Crítica de libros
Como larva de astracán
Un tipo que la conoció en Filadelfia me dijo hace unos cuantos años de madrugada en el Savoy que antes incluso de casarse con el príncipe Rainiero, la delicada Grace Kelly no sólo era una chica discreta y abrigada, sino que en los días en los que apretaba el calor sólo a veces le transpiraba algo de rocío la mano de pelotear sobre un césped de seda azul en la cancha de tenis. Se comprende que al instalarse en Europa fuese ella el centro de una aristocracia contenida y elegante en la que incluso el personal del servicio, en vez de tristeza, sentía aflicción. Pocas veces se les veía en las playas. Y si bajaban a la arena, lo hacían abrigados con ropa de entretiempo, sosteniendo ellos las riendas de un caballo de un millón de dólares mientras ellas sujetaban en la cabeza sus pamelas y los chiquillos correteaban y brincaban como ganglios de urea en un palmo de agua, rodeados de una camada de galgos, seguidos de una corte de estilistas, galanes y cardiólogos. En las revistas ilustradas de hace más de cuarenta años se hablaba a menudo de la tristeza de la ex emperatriz Soraya, repudiada en plena juventud por su incapacidad para darle un heredero al Sha de Persia.

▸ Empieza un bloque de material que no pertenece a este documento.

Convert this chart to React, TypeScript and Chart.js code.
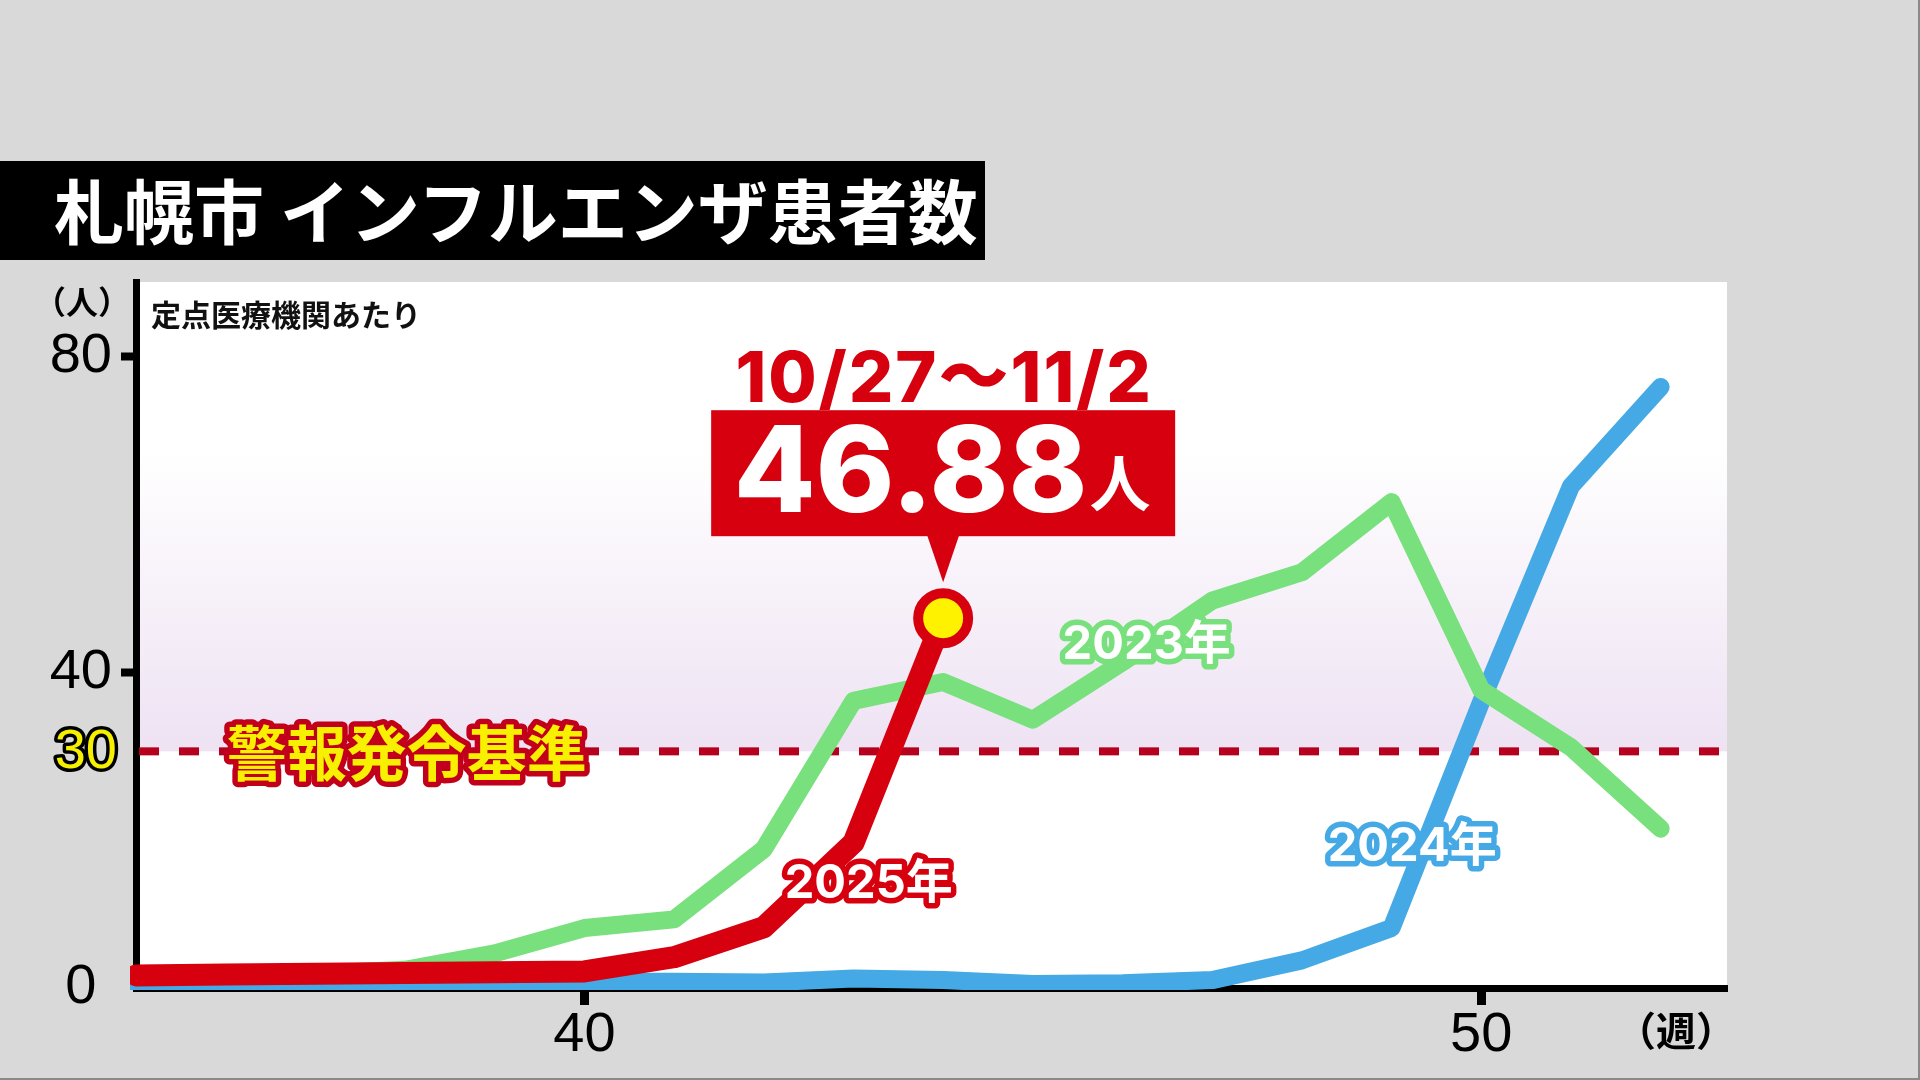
import React, { useEffect, useRef } from "react";
import { Chart, registerables } from "chart.js";

Chart.register(...registerables);

// ---- data ----
const weeks = [35, 36, 37, 38, 39, 40, 41, 42, 43, 44, 45, 46, 47, 48, 49, 50, 51, 52];
const cases2025 = [1.6, 1.7, 1.8, 1.9, 2.0, 2.1, 3.9, 7.7, 18.4, 46.88];
const cases2023 = [1.6, 1.7, 1.8, 2.3, 4.4, 7.6, 8.7, 17.6, 36.4, 38.8, 34.0, 41.3, 49.1, 52.7, 61.6, 37.8, 30.5, 20.2];
const cases2024 = [0.5, 0.5, 0.5, 0.5, 0.6, 0.8, 0.8, 0.7, 1.2, 1.0, 0.5, 0.6, 1.0, 3.5, 7.6, 36.3, 63.6, 76.2];
const seriesNames = ["2025年", "2023年", "2024年"];
const xTickValues = [40, 50];
const yTickValues = [0, 40, 80];
const alertLevel = 30;
const alertLabel = "警報発令基準";
const latestRange = "10/27～11/2";
const titleText = "札幌市 インフルエンザ患者数";
const noteText = "定点医療機関あたり";
const yUnit = "（人）";
const xUnit = "（週）";

// ---- style ----
const RED = "#d7000f";
const GREEN = "#78e07c";
const BLUE = "#44a9e4";
const GRAY = "#d9d9d9";
const NUM_FONT = '"Liberation Sans", Arial, sans-serif';
const JP = '"Noto Sans CJK JP", sans-serif';

function outlinedText(
  ctx: CanvasRenderingContext2D,
  text: string,
  x: number,
  y: number,
  font: string,
  fill: string,
  stroke: string,
  lw: number,
  align: CanvasTextAlign = "center"
) {
  ctx.save();
  ctx.font = font;
  ctx.textAlign = align;
  ctx.textBaseline = "middle";
  ctx.lineJoin = "round";
  ctx.lineWidth = lw;
  ctx.strokeStyle = stroke;
  ctx.strokeText(text, x, y);
  ctx.fillStyle = fill;
  ctx.fillText(text, x, y);
  ctx.restore();
}

const decorPlugin = {
  id: "decor",
  beforeDraw(chart: any) {
    const { ctx, chartArea: a, scales } = chart;
    ctx.save();
    ctx.fillStyle = GRAY;
    ctx.fillRect(0, 0, chart.width, chart.height);
    ctx.fillStyle = "#ffffff";
    ctx.fillRect(a.left, a.top, a.right - a.left, a.bottom - a.top);
    const y30 = scales.y.getPixelForValue(alertLevel);
    const yTop = scales.y.getPixelForValue(68);
    const g = ctx.createLinearGradient(0, yTop, 0, y30);
    g.addColorStop(0, "rgba(238,226,243,0)");
    g.addColorStop(1, "rgba(238,226,243,1)");
    ctx.fillStyle = g;
    ctx.fillRect(a.left, yTop, a.right - a.left, y30 - yTop);
    ctx.restore();
  },
  beforeDatasetsDraw(chart: any) {
    const { ctx, chartArea: a, scales } = chart;
    const y30 = scales.y.getPixelForValue(alertLevel);
    ctx.save();
    ctx.strokeStyle = "#b5001e";
    ctx.lineWidth = 8;
    ctx.setLineDash([20, 20]);
    ctx.beginPath();
    ctx.moveTo(a.left + 3, y30);
    ctx.lineTo(a.right - 6, y30);
    ctx.stroke();
    ctx.restore();
  },
  afterDraw(chart: any) {
    const { ctx, scales } = chart;
    const x = scales.x;
    const y = scales.y;
    const y30 = y.getPixelForValue(alertLevel);

    // alert level label + yellow 30
    outlinedText(ctx, alertLabel, x.getPixelForValue(38.02), y30 + 2, `700 60px ${JP}`, "#f7f000", "#c3001b", 11);
    outlinedText(ctx, String(alertLevel), 117, y30 + 1, `56px ${NUM_FONT}`, "#f5f000", "#000000", 7, "right");

    // series labels
    const lblFont = `700 47px Inter, ${JP}`;
    outlinedText(ctx, seriesNames[1], x.getPixelForValue(46.27), y.getPixelForValue(43.5), lblFont, "#ffffff", GREEN, 11);
    outlinedText(ctx, seriesNames[0], x.getPixelForValue(43.17), y.getPixelForValue(13.2), lblFont, "#ffffff", RED, 11);
    outlinedText(ctx, seriesNames[2], x.getPixelForValue(49.23), y.getPixelForValue(17.9), lblFont, "#ffffff", BLUE, 11);

    // callout for latest value
    const li = cases2025.length - 1;
    const px = x.getPixelForValue(weeks[li]);
    const py = y.getPixelForValue(cases2025[li]);
    const boxW = 464;
    const boxH = 126;
    const boxBottom = py - 82;
    ctx.save();
    ctx.fillStyle = RED;
    ctx.fillRect(px - boxW / 2, boxBottom - boxH, boxW, boxH);
    ctx.beginPath();
    ctx.moveTo(px - 16, boxBottom - 1);
    ctx.lineTo(px + 16, boxBottom - 1);
    ctx.lineTo(px, py - 36);
    ctx.closePath();
    ctx.fill();

    ctx.font = `800 70px Inter, ${JP}`;
    (ctx as any).letterSpacing = "2px";
    ctx.textAlign = "center";
    ctx.textBaseline = "alphabetic";
    ctx.fillText(latestRange, px + 1, boxBottom - boxH - 8);
    (ctx as any).letterSpacing = "0px";

    const valText = cases2025[li].toFixed(2);
    ctx.fillStyle = "#ffffff";
    const digFont = `800 119px Inter, sans-serif`;
    const unitFont = `700 61px ${JP}`;
    ctx.font = digFont;
    const w1 = ctx.measureText(valText).width;
    ctx.font = unitFont;
    const w2 = ctx.measureText("人").width;
    const startX = px - (w1 + w2) / 2 - 2;
    ctx.textAlign = "left";
    ctx.font = digFont;
    ctx.fillText(valText, startX, boxBottom - 24);
    ctx.font = unitFont;
    ctx.fillText("人", startX + w1 + 2, boxBottom - 29);

    // frame edge lines
    ctx.fillStyle = "#8a8a8a";
    ctx.fillRect(0, chart.height - 2, chart.width, 2);
    ctx.fillRect(chart.width - 2, 0, 2, chart.height);
    ctx.restore();
  },
};

export default function App() {
  const ref = useRef<HTMLCanvasElement | null>(null);

  useEffect(() => {
    if (!ref.current) return;
    const lastIdx = cases2025.length - 1;
    const clip = { left: 6, right: 20, top: 20, bottom: 2 };
    const chart = new Chart(ref.current, {
      type: "line",
      data: {
        datasets: [
          {
            label: seriesNames[0],
            data: cases2025.map((v, i) => ({ x: weeks[i], y: v })),
            borderColor: RED,
            borderWidth: 22,
            borderCapStyle: "round",
            borderJoinStyle: "round",
            pointRadius: (c: any) => (c.dataIndex === lastIdx ? 25 : 0),
            pointBackgroundColor: "#fff200",
            pointBorderColor: RED,
            pointBorderWidth: 10,
            tension: 0,
            clip,
          },
          {
            label: seriesNames[1],
            data: cases2023.map((v, i) => ({ x: weeks[i], y: v })),
            borderColor: GREEN,
            borderWidth: 18,
            borderCapStyle: "round",
            borderJoinStyle: "round",
            pointRadius: 0,
            tension: 0,
            clip,
          },
          {
            label: seriesNames[2],
            data: cases2024.map((v, i) => ({ x: weeks[i], y: v })),
            borderColor: BLUE,
            borderWidth: 18,
            borderCapStyle: "round",
            borderJoinStyle: "round",
            pointRadius: 0,
            tension: 0,
            clip,
          },
        ],
      },
      options: {
        responsive: false,
        maintainAspectRatio: false,
        devicePixelRatio: 1,
        animation: false,
        layout: { padding: { left: 0, top: 282, right: 193, bottom: 0 } },
        plugins: { legend: { display: false }, tooltip: { enabled: false } },
        events: [],
        scales: {
          x: {
            type: "linear",
            min: 35,
            max: 52.74,
            z: 1,
            afterFit: (s: any) => {
              s.height = 92;
            },
            afterBuildTicks: (s: any) => {
              s.ticks = xTickValues.map((v) => ({ value: v }));
            },
            border: { display: true, color: "#000", width: 7 },
            grid: {
              drawOnChartArea: false,
              drawTicks: true,
              tickLength: 17,
              tickWidth: 9,
              tickColor: "#000",
            },
            ticks: {
              color: "#000",
              font: { family: NUM_FONT, size: 56 },
              padding: -3,
              maxRotation: 0,
              callback: (v: any) => String(v),
            },
          },
          y: {
            type: "linear",
            min: 0,
            max: 89.5,
            z: 0,
            afterFit: (s: any) => {
              s.width = 136;
            },
            afterBuildTicks: (s: any) => {
              s.ticks = yTickValues.map((v) => ({ value: v }));
            },
            border: { display: true, color: "#000", width: 7 },
            grid: {
              drawOnChartArea: false,
              drawTicks: true,
              tickLength: 15,
              tickWidth: 8,
              tickColor: (c: any) => (c.tick && c.tick.value === 0 ? "rgba(0,0,0,0)" : "#000"),
            },
            ticks: {
              color: "#000",
              font: { family: NUM_FONT, size: 56 },
              padding: 9,
              callback: (v: any) => (v === 0 ? "0 " : String(v)),
            },
          },
        },
      },
      plugins: [decorPlugin],
    } as any);
    return () => chart.destroy();
  }, []);

  return (
    <div
      style={{
        position: "absolute",
        left: 0,
        top: 0,
        width: 1920,
        height: 1080,
        background: GRAY,
        overflow: "hidden",
      }}
    >
      <canvas
        ref={ref}
        width={1920}
        height={1080}
        style={{ position: "absolute", left: 0, top: 0, width: 1920, height: 1080 }}
      />
      <div
        style={{
          position: "absolute",
          left: 0,
          top: 161,
          width: 985,
          height: 99,
          background: "#000",
          color: "#fff",
          display: "flex",
          alignItems: "center",
          paddingLeft: 54,
          paddingBottom: 4,
          boxSizing: "border-box",
          fontFamily: JP,
          fontWeight: 700,
          fontSize: 70,
          lineHeight: 1,
          whiteSpace: "nowrap",
        }}
      >
        {titleText}
      </div>
      <div
        style={{
          position: "absolute",
          left: 22,
          top: 300 - 17,
          width: 120,
          textAlign: "center",
          fontFamily: JP,
          fontWeight: 700,
          fontSize: 32,
          lineHeight: "34px",
          color: "#000",
          whiteSpace: "nowrap",
        }}
      >
        {yUnit}
      </div>
      <div
        style={{
          position: "absolute",
          left: 151,
          top: 313 - 16,
          fontFamily: JP,
          fontWeight: 700,
          fontSize: 30,
          lineHeight: "32px",
          color: "#111",
          whiteSpace: "nowrap",
        }}
      >
        {noteText}
      </div>
      <div
        style={{
          position: "absolute",
          left: 1676 - 80,
          top: 1029 - 21,
          width: 160,
          textAlign: "center",
          fontFamily: JP,
          fontWeight: 700,
          fontSize: 40,
          lineHeight: "42px",
          color: "#000",
          whiteSpace: "nowrap",
        }}
      >
        {xUnit}
      </div>
    </div>
  );
}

En efecto, en las reuniones de la alta sociedad de la época siempre se veía a la pobre Soraya con un rictus de aflicción en el rostro, aterida de ostracismo, bella e indolente, ensimismada y calcárea, con los ojos entornados como si estuviese presintiendo el goteo del silencio en la escupidera de aquel útero de porcelana en el que sólo fertilizaba el cactus seroso de la muerte. Su tristeza histórica no tenía nada que ver con la tristeza circunstancial de Jacqueline Kennedy, que tenía una escuálida elegancia como in extremis que le venía de haberse juntado en su vida la educación francesa y el dolor meridional y fronterizo de aquel disparo que manchó de sangre su precioso vestido rosa en Dallas. Jackie Kennedy tampoco sudaba, ni hacía gestos superfluos, de modo que se acomodó con facilidad entre aquella aristocracia europea en la que a mí siempre me pareció que a veces asomaba al rostro afligido de Soraya un leve cambio de humor que no significaba ninguna novedad en su vida, pero le hacía sentir una breve sensación de jovial y excitante fertilidad, algo a la vez esperanzado e inútil, como si acabase de sentir entre las piernas, como un coágulo de lino, como una larva de astracán, el sutil bigotito autógrafo de David Niven.